Urlaubszeit ist Reisezeit – auch für die Redaktion. In den nächsten Wochen berichten wir deshalb nicht nur über Birkach, Plieningen, Sillenbuch und Degerloch, sondern von uns. Dieses Mal: Cedric Rehman an den Victoriafällen.

Der Blick nach unten hätte der letzte sein können. Direkt unter mir rauscht das Wasser circa 100 Meter in die Tiefe. Im Fall verwandelt es sich zu etwas, dass die Sambier donnernden Rauch nennen. Die Wand aus weißem Spritzwasser stürzt den Fels hinab, bis sie in einer Wolke aus Gischt verschwindet. Dampfschwaden steigen mir entgegen, als wären da unten die Kühltürme mehrerer Atomkraftwerke im Vollbetrieb. Feiner Nebel legt sich über alles, eine natürliche Klimaanlage, die unter freiem Himmel die schwüle Hitze Afrikas vertreibt. Es tost so laut aus der Schlucht, dass es sinnlos wäre, die Stimmbänder anzustrengen. Und doch, mir ist nach Schreien zumute.
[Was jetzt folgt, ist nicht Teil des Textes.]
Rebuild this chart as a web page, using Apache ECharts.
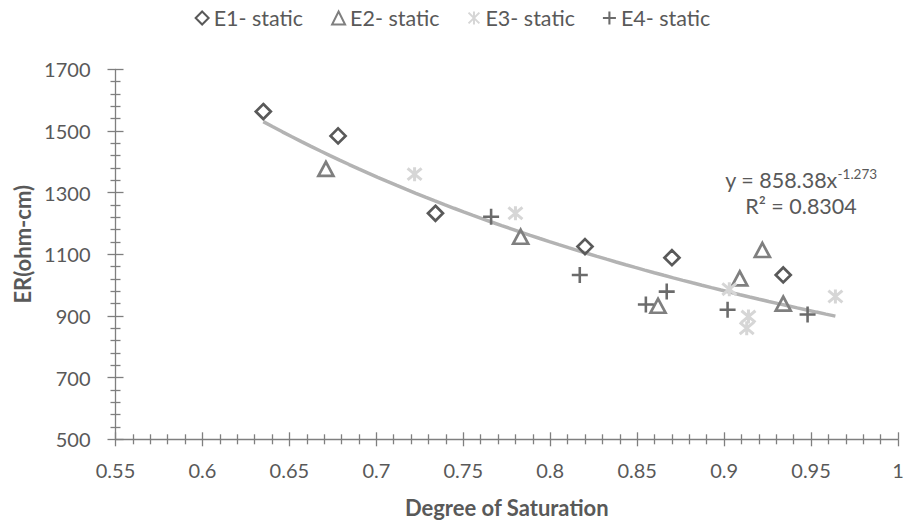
<!DOCTYPE html>
<html>
<head>
<meta charset="utf-8">
<script src="https://cdn.jsdelivr.net/npm/echarts@6/dist/echarts.min.js"></script>
<style>
html,body{margin:0;padding:0;background:#fff;}
#chart{width:905px;height:522px;}
</style>
</head>
<body>
<div id="chart"></div>
<script>
// ---- data ----
const seriesNames = ['E1- static', 'E2- static', 'E3- static', 'E4- static'];
const e1X = [0.635, 0.678, 0.734, 0.820, 0.870, 0.934];
const e1Y = [1563, 1484, 1233, 1125, 1089, 1033];
const e2X = [0.671, 0.783, 0.862, 0.909, 0.922, 0.934];
const e2Y = [1377, 1157, 933, 1022, 1114, 940];
const e3X = [0.722, 0.780, 0.903, 0.914, 0.913, 0.964];
const e3Y = [1360, 1233, 987, 898, 860, 963];
const e4X = [0.766, 0.817, 0.855, 0.867, 0.902, 0.948];
const e4Y = [1222, 1033, 937, 979, 920, 905];
// power trendline as printed on the chart: y = 858.38 x^-1.273, R² = 0.8304
const trendCoef = 858.38;
const trendExp = -1.273;
const trendR2 = '0.8304';
const xTicks = ['0.55','0.6','0.65','0.7','0.75','0.8','0.85','0.9','0.95','1'];
const yTicks = ['500','700','900','1100','1300','1500','1700'];

function pairs(xs, ys){ return xs.map((x,i)=>[x, ys[i]]); }
const allX = [].concat(e1X, e2X, e3X, e4X);
const xMinData = Math.min.apply(null, allX), xMaxData = Math.max.apply(null, allX);
const trendPts = [];
for (let i = 0; i <= 60; i++) {
  const x = xMinData + (xMaxData - xMinData) * i / 60;
  trendPts.push([x, trendCoef * Math.pow(x, trendExp)]);
}

const FONT = 'Lato, "Open Sans", sans-serif';
const TXT = '#595959';
const AX = '#7f7f7f';

const plusPath = 'path://M42,0H58V42H100V58H58V100H42V58H0V42H42Z';
const starPath = 'path://M0,0L100,100M100,0L0,100M50,-10L50,110';

const chart = echarts.init(document.getElementById('chart'), null, {renderer: 'svg'});

const xBase = {
  type: 'value', min: 0.55, max: 1, interval: 0.05,
  gridIndex: 0, position: 'bottom',
  splitLine: {show: false}
};
const yBase = {
  type: 'value', min: 500, max: 1700, interval: 200,
  gridIndex: 0, position: 'left',
  splitLine: {show: false}
};

function xFmt(v){
  const s = String(+(+v).toFixed(2));
  return xTicks.indexOf(s) >= 0 ? s : '';
}
function yFmt(v){
  const s = String(Math.round(v));
  return yTicks.indexOf(s) >= 0 ? s : '';
}

chart.setOption({
  animation: false,
  backgroundColor: '#fff',
  textStyle: {fontFamily: FONT},
  legend: {
    top: 2, left: 'center',
    itemWidth: 13, itemHeight: 13, itemGap: 28,
    textStyle: {fontFamily: FONT, fontSize: 21.5, color: TXT},
    data: seriesNames
  },
  grid: {left: 115.5, right: 7, top: 69.3, bottom: 82.7, outerBoundsMode: 'none', containLabel: false},
  xAxis: [
    Object.assign({}, xBase, {
      name: 'Degree of Saturation', nameLocation: 'middle', nameGap: 57,
      nameTextStyle: {fontFamily: FONT, fontSize: 22, fontWeight: 'bold', color: TXT},
      axisLine: {show: true, lineStyle: {color: AX, width: 1.3}},
      axisTick: {show: true, inside: false, length: 7, lineStyle: {color: AX, width: 1.3}},
      minorTick: {show: true, splitNumber: 5, length: 5, lineStyle: {color: AX, width: 1.3}},
      axisLabel: {show: true, margin: 21, fontFamily: FONT, fontSize: 20, color: TXT, formatter: xFmt}
    }),
    Object.assign({}, xBase, {
      axisLine: {show: false},
      axisTick: {show: true, inside: true, length: 7, lineStyle: {color: AX, width: 1.3}},
      minorTick: {show: true, splitNumber: 5, length: 5, lineStyle: {color: AX, width: 1.3}},
      axisLabel: {show: false}
    })
  ],
  yAxis: [
    Object.assign({}, yBase, {
      name: 'ER(ohm-cm)', nameLocation: 'middle', nameGap: 77, nameRotate: 90,
      nameTextStyle: {fontFamily: FONT, fontSize: 22, fontWeight: 'bold', color: TXT, padding: [0, 0, 0, 20]},
      axisLine: {show: true, lineStyle: {color: AX, width: 1.3}},
      axisTick: {show: true, inside: false, length: 8, lineStyle: {color: AX, width: 1.3}},
      minorTick: {show: true, splitNumber: 5, length: 5, lineStyle: {color: AX, width: 1.3}},
      axisLabel: {show: true, margin: 25, fontFamily: FONT, fontSize: 20, color: TXT, formatter: yFmt}
    }),
    Object.assign({}, yBase, {
      axisLine: {show: false},
      axisTick: {show: true, inside: true, length: 8, lineStyle: {color: AX, width: 1.3}},
      minorTick: {show: true, splitNumber: 5, length: 5, lineStyle: {color: AX, width: 1.3}},
      axisLabel: {show: false}
    })
  ],
  series: [
    {
      name: 'trend', type: 'line', data: trendPts, showSymbol: false, smooth: false,
      lineStyle: {color: '#b3b3b3', width: 3.5}, z: 1, silent: true
    },
    {
      name: seriesNames[0], type: 'scatter', data: pairs(e1X, e1Y),
      symbol: 'diamond', symbolSize: 15,
      itemStyle: {color: 'rgba(255,255,255,0)', borderColor: '#595959', borderWidth: 2.7, opacity: 1}, z: 3
    },
    {
      name: seriesNames[1], type: 'scatter', data: pairs(e2X, e2Y),
      symbol: 'triangle', symbolSize: [15, 14],
      itemStyle: {color: 'rgba(255,255,255,0)', borderColor: '#7f7f7f', borderWidth: 2.7, opacity: 1}, z: 3
    },
    {
      name: seriesNames[2], type: 'scatter', data: pairs(e3X, e3Y),
      symbol: starPath, symbolSize: 14,
      itemStyle: {color: 'rgba(255,255,255,0)', borderColor: '#d6d6d6', borderWidth: 3, opacity: 1}, z: 3
    },
    {
      name: seriesNames[3], type: 'scatter', data: pairs(e4X, e4Y),
      symbol: plusPath, symbolSize: 16,
      itemStyle: {color: '#6b6b6b', opacity: 1}, z: 3
    }
  ],
  graphic: [
    {
      type: 'text', x: 801, y: 193, z: 10,
      style: {
        text: '{a|y = 858.38x}{sup|-1.273}\n{a|R² = ' + trendR2 + '}',
        align: 'center', verticalAlign: 'middle',
        fontFamily: FONT, fontSize: 21.5, lineHeight: 26.5, fill: TXT,
        rich: {
          a: {fontFamily: FONT, fontSize: 21.5, lineHeight: 26.5, fill: TXT},
          sup: {fontFamily: FONT, fontSize: 13.5, lineHeight: 26.5, fill: TXT, verticalAlign: 'top'}
        }
      }
    }
  ]
});
</script>
</body>
</html>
Nein, nicht weil der Blick nach unten nun tatsächlich mein letzter ist. Mein Standort ist nämlich idiotensicher.

 

Im Teufelspool mit Auserwählten

Die Fallkante reicht zur Brust wie der Rand eines Schwimmbeckens. Ich lümmele mit einer Handvoll Auserwählter im sogenannten Teufelspool, dem kleinen, zum Schwimmen geeigneten Bassin an der Fallkante und kann mein Glück nicht fassen. Von September bis Dezember ist der Wasserstand des Sambesi so niedrig, dass das Becken vom Rest der Fluten abgetrennt ist. Es besteht keine Gefahr, mit dem fließenden Wasser des Flusses in den Abgrund gerissen zu werden. Stattdessen können die Glücklichen, die das Becken gefunden haben, von der Felskante aus hinunter in die Schlucht schauen. Sie können sich sogar über sie hinausbeugen, um das Foto ihres Lebens zu machen. Aufgrund des feinen Nebels von unten, oben und allen Seiten, ist es herrlich erfrischend, in dem Becken zu sitzen oder zu planschen.

Die Sonne brennt, es herrschen eigentlich weit über vierzig Grad. Aber die Glocke von feinen Wassertröpfchen über den Viktoriafällen schirmt uns ab, so dass wir stundenlang den Ausblick genießen können. Ein freundlicher Sambier hat uns morgens beim Besuch des Nationalparks angesprochen. Wir kamen ins Gespräch über Fußball, Musik, Politik, den Sinn des Lebens. Er schien uns sympathisch zu finden, irgendwie lagen wir auf derselben Wellenlänge wie er. Also nahm er uns mit an den Ort, der ihm selbst am besten gefällt und verbrachte seinen Sonntag mit uns Fremden. Um Geld, wie manche vielleicht vermuten mögen, ging es dem Sambier nicht. Wir haben ihn eingeladen, abends mit uns zu essen. Ein Dank war das, keine Entlohnung, die eine Beleidigung gewesen wäre. Worum es dem Sambier wirklich ging, schien der Moment zu sein. Und die Freude, die Schönheit dieses einmaligen Ortes mit anderen zu teilen.